Show the diffusion equation is a normalised distribution. The diffusion equation is defined to be $$P(x,t) = \dfrac{1}{\sqrt{4D\pi t}} \exp \left(-\dfrac{x^2}{4Dt}\right),$$ where $D$ is a physical constant.
Show that the reaction diffusion equation is a normalised distribution.
I take that this means that I need to show that $$\int_{-\infty}^\infty P(x,t) \,dx = 1$$ (the sum of probabilities is $1$), which I have shown, and that $$\int_{-\infty}^{\infty} x P(x,t) \,dx = 0$$ or that the expectation is zero.
However, previous parts of the question make us show that $$\int_{-\infty}^\infty x^2 e^{-\alpha x^2} \,dx = 1.$$
Have I got the definition of the expectation wrong? Or am I trying to show the wrong thing?

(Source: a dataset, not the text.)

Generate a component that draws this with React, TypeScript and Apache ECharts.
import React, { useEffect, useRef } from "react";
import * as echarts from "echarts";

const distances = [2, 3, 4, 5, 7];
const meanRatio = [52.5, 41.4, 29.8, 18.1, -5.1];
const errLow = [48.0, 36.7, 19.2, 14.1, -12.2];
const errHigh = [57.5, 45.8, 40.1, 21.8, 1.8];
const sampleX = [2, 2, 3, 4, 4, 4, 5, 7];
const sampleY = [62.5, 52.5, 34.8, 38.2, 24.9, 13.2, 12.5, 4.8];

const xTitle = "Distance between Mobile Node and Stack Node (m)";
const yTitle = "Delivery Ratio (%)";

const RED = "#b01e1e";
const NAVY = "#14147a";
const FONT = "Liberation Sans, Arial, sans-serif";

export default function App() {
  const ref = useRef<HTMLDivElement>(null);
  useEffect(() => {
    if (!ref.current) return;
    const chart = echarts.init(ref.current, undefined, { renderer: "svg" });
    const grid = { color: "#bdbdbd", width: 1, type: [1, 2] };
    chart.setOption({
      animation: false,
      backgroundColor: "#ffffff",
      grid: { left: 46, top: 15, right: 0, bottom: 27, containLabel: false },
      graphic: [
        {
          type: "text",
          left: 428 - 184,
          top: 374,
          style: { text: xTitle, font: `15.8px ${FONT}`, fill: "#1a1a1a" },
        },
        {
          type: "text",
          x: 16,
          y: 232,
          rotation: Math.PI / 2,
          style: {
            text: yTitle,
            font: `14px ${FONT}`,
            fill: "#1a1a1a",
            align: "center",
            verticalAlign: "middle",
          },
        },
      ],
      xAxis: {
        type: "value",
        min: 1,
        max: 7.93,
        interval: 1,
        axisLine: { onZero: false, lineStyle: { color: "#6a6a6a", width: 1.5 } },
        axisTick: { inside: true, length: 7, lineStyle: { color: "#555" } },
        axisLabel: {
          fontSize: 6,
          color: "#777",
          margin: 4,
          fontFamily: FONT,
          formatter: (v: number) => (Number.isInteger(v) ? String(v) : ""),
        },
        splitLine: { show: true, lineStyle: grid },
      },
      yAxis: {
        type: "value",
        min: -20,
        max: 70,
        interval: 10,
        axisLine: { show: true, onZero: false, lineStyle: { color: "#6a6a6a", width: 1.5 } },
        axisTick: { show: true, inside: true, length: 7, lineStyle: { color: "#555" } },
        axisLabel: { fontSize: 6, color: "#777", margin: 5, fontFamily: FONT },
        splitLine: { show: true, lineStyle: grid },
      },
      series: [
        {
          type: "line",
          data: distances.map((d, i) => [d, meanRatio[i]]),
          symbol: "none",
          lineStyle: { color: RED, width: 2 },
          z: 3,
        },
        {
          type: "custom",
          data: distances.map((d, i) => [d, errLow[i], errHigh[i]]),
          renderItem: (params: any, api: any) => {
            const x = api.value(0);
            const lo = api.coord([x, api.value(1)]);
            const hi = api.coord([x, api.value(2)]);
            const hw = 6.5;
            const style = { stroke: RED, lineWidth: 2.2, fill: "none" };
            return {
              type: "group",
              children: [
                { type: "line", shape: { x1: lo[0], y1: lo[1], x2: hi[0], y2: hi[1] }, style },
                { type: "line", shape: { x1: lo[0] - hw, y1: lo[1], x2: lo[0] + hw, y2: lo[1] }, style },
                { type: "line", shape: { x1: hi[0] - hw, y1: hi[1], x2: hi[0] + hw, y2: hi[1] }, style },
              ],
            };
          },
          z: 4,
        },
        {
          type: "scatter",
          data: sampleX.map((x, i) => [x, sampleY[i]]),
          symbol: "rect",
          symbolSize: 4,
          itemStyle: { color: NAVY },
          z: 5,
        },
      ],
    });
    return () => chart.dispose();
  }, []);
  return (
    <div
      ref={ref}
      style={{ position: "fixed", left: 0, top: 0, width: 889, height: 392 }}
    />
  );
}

If so, why?
I don't think I'll need help with calculations, but if I do, I'll ask again.
 A: $$
u(x,t) = \frac{1}{\sqrt{4D \pi t}}e^{-x^2/(4Dt)}
$$
is the fundamental solution to the initial value problem,
$$
\frac{\partial u}{\partial t} = D\frac{\partial^2 u}{\partial x^2},\quad u(x,0) = \delta (x)\,.
$$
Note the following: 


*

*For $\alpha>0$, it is well-known that 


$$
\int\limits_{-\infty}^{\infty}e^{-\alpha x^2}\mathrm dx = \sqrt{\frac{\pi}{\alpha}}\,\,\mbox{ and }\,\,\int\limits_{-\infty}^{\infty}xe^{-\alpha x^2}\mathrm dx = 0.\tag{1}
$$


*The r.h.s of each equality in $(1)$ is a differentiable function of $\alpha$. In fact, by appealing to Leibniz's integral rule, we see that 
$$
\int\limits_{-\infty}^{\infty}x^2e^{-\alpha x^2}\mathrm dx = -\int\limits_{-\infty}^{\infty}\left(\frac{\partial}{\partial \alpha}e^{-\alpha x^2}\right)\mathrm dx = -\frac{\partial}{\partial \alpha}\left(~\int\limits_{-\infty}^{\infty}e^{-\alpha x^2}\mathrm dx\right) = - \frac{\partial}{\partial \alpha}\left(\sqrt{\frac{\pi}{\alpha}}\right) = \frac{1}{2}\sqrt{\frac{\pi}{\alpha^3}}\,.
$$
Therefore, 
$$
2\sqrt{\frac{\alpha^3}{\pi}}\int\limits_{-\infty}^{\infty}x^2e^{-\alpha x^2}\mathrm dx = 1,\,\,\color{red}{\mbox{and not}\int\limits_{-\infty}^{\infty}x^2e^{-\alpha x^2}\mathrm dx = 1}.\tag{2}
$$

*Furthermore, as you deduced, using $\alpha = \frac{1}{4Dt}$ in both $(1)$ and $(2)$ gives, 
$$
\frac{1}{\sqrt{4D\pi t}}\int\limits_{-\infty}^{\infty}e^{-\frac{1}{4Dt} x^2}\mathrm dx = 1,\quad\frac{1}{\sqrt{4D\pi t}}\int\limits_{-\infty}^{\infty}xe^{-\frac{1}{4Dt} x^2}\mathrm dx = 0,\quad\frac{1}{\sqrt{4D\pi t}}\int\limits_{-\infty}^{\infty}x^2e^{-\frac{1}{4Dt} x^2}\mathrm dx = 2Dt.
$$
A: I am not quite sure what the problem is. But the expextation of your distribution is indeed zero, since
\begin{equation}
\frac{x}{\sqrt{4D\pi t}}e^{-\frac{x^2}{4Dt}}
\end{equation}
is an odd function. Moreover
\begin{equation}
\int_{-\infty}^{\infty}x^2e^{-\alpha x^2}dx = \sqrt{4\alpha\pi}\int_{-\infty}^{\infty}\frac{1}{\sqrt{4\alpha\pi}}x^2e^{-\alpha x^2} dx= \sqrt{4\alpha\pi}\left(\frac{1}{2\alpha}\right),
\end{equation}
where we used that the second moment of the normal$(0,\frac{1}{\sqrt{2\alpha}})$ distribution equals $(\frac{1}{\sqrt{2\alpha}})^2 + 0^2$.